- SUPPLIED DATA -
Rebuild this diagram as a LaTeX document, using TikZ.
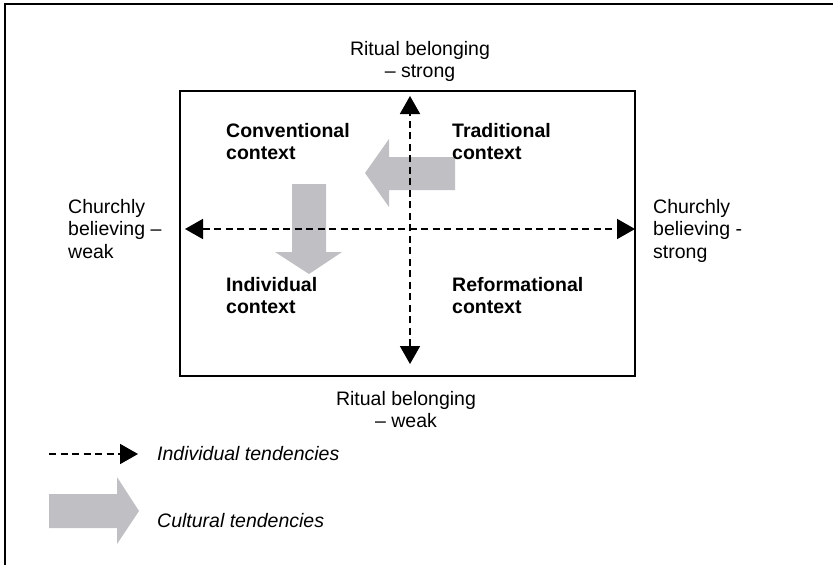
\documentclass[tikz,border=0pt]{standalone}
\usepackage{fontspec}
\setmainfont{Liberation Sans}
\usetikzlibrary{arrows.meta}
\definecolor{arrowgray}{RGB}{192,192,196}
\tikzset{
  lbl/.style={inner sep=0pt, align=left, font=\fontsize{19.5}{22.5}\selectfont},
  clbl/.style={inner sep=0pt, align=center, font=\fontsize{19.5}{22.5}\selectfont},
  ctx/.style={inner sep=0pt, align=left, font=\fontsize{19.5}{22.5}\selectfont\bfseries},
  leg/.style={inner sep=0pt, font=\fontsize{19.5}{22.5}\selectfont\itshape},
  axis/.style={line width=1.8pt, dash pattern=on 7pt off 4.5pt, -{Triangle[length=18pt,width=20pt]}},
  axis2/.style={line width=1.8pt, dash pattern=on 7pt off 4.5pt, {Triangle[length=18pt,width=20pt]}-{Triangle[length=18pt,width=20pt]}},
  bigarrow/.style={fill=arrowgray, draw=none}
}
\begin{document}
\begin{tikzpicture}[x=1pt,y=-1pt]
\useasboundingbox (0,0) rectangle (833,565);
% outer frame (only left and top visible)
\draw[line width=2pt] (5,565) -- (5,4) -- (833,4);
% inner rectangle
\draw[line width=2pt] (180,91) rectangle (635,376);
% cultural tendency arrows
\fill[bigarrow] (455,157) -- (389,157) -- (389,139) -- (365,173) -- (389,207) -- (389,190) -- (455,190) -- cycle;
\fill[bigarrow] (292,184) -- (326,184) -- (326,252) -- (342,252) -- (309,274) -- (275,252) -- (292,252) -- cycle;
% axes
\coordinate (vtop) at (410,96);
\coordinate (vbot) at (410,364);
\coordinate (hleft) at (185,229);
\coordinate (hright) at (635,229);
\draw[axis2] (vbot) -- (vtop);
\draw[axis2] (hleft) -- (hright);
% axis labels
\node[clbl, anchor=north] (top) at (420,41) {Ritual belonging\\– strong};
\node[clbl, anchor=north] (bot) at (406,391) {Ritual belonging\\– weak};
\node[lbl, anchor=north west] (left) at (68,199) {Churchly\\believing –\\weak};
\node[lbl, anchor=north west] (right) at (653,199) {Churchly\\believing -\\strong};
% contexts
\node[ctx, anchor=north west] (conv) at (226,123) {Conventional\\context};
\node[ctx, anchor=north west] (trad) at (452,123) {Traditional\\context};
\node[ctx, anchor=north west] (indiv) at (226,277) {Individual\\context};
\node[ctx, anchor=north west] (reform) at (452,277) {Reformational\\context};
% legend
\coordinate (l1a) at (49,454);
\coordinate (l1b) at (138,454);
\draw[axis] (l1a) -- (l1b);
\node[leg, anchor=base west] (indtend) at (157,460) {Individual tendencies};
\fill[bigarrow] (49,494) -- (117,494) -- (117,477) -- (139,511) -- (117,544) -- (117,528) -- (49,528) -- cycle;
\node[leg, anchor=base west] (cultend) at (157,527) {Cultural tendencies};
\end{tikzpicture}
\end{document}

- WHAT YOU HAVE TO DO -
Go through the material above and print all of it exactly, except the pictures.

- OUTPUT OF THE TASK -
Rebuild this diagram as a LaTeX document, using TikZ.
\documentclass[tikz,border=0pt]{standalone}
\usepackage{fontspec}
\setmainfont{Liberation Sans}
\usetikzlibrary{arrows.meta}
\definecolor{arrowgray}{RGB}{192,192,196}
\tikzset{
  lbl/.style={inner sep=0pt, align=left, font=\fontsize{19.5}{22.5}\selectfont},
  clbl/.style={inner sep=0pt, align=center, font=\fontsize{19.5}{22.5}\selectfont},
  ctx/.style={inner sep=0pt, align=left, font=\fontsize{19.5}{22.5}\selectfont\bfseries},
  leg/.style={inner sep=0pt, font=\fontsize{19.5}{22.5}\selectfont\itshape},
  axis/.style={line width=1.8pt, dash pattern=on 7pt off 4.5pt, -{Triangle[length=18pt,width=20pt]}},
  axis2/.style={line width=1.8pt, dash pattern=on 7pt off 4.5pt, {Triangle[length=18pt,width=20pt]}-{Triangle[length=18pt,width=20pt]}},
  bigarrow/.style={fill=arrowgray, draw=none}
}
\begin{document}
\begin{tikzpicture}[x=1pt,y=-1pt]
\useasboundingbox (0,0) rectangle (833,565);
% outer frame (only left and top visible)
\draw[line width=2pt] (5,565) -- (5,4) -- (833,4);
% inner rectangle
\draw[line width=2pt] (180,91) rectangle (635,376);
% cultural tendency arrows
\fill[bigarrow] (455,157) -- (389,157) -- (389,139) -- (365,173) -- (389,207) -- (389,190) -- (455,190) -- cycle;
\fill[bigarrow] (292,184) -- (326,184) -- (326,252) -- (342,252) -- (309,274) -- (275,252) -- (292,252) -- cycle;
% axes
\coordinate (vtop) at (410,96);
\coordinate (vbot) at (410,364);
\coordinate (hleft) at (185,229);
\coordinate (hright) at (635,229);
\draw[axis2] (vbot) -- (vtop);
\draw[axis2] (hleft) -- (hright);
% axis labels
\node[clbl, anchor=north] (top) at (420,41) {Ritual belonging\\– strong};
\node[clbl, anchor=north] (bot) at (406,391) {Ritual belonging\\– weak};
\node[lbl, anchor=north west] (left) at (68,199) {Churchly\\believing –\\weak};
\node[lbl, anchor=north west] (right) at (653,199) {Churchly\\believing -\\strong};
% contexts
\node[ctx, anchor=north west] (conv) at (226,123) {Conventional\\context};
\node[ctx, anchor=north west] (trad) at (452,123) {Traditional\\context};
\node[ctx, anchor=north west] (indiv) at (226,277) {Individual\\context};
\node[ctx, anchor=north west] (reform) at (452,277) {Reformational\\context};
% legend
\coordinate (l1a) at (49,454);
\coordinate (l1b) at (138,454);
\draw[axis] (l1a) -- (l1b);
\node[leg, anchor=base west] (indtend) at (157,460) {Individual tendencies};
\fill[bigarrow] (49,494) -- (117,494) -- (117,477) -- (139,511) -- (117,544) -- (117,528) -- (49,528) -- cycle;
\node[leg, anchor=base west] (cultend) at (157,527) {Cultural tendencies};
\end{tikzpicture}
\end{document}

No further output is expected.